After we have officially become an OECD-determined “Developed Nation”, (complete with Puna’s audacious jaunts abroad to ask/request/clarify our country’s status), it’s obvious government’s sole course of action is to attempt to mitigate the potential difficulties our country will face from January 2020.
For it does stand to reason that if our country will be in a better financial position as a developed country, then we don't need further ongoing foreign aid that will truly benefit those developing countries who do desperately deserve that help.
And to be fair, it is really no different to other countries observing our newly developed Cook Islands paradise as begging for further ongoing foreign aid, as if we're really a country that is pretty much penniless, broke and destitute.
There are many developing countries in far more serious financial straits, who truly do need ongoing foreign aid assistance – where really, we don't want to be seen by other struggling countries to be eating any "foreign aid pie" meant for truly developing countries.
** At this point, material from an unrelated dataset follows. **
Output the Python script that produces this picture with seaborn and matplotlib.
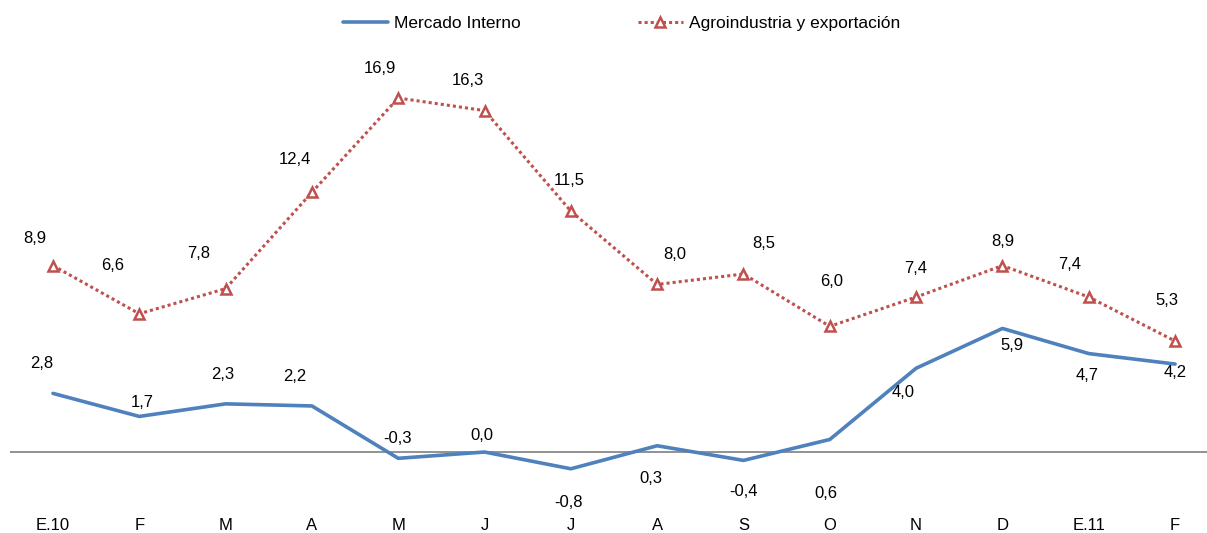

Andespecially not when our Deputy Prime Minister Mark Brown has been boasting brashly and loudly that our nation’s economy is growing at nine per cent, beating China's growth, and where soon we'll be classified as a high-income country.
As a developed and high-income country post-January 2020 no longer eligible for foreign aid, realistically, it will be those low-income developing countries who will be the major priority for all economic assistance and will be deemed truly worthy of foreign aid.
So exactly what plans has government got to rebuild our economy, having failed to continue supporting our agriculture industry, our fishing industry and our pearl industry in the first place?
Yes, as the old saying goes, "if you fail to plan, then you are planning to fail."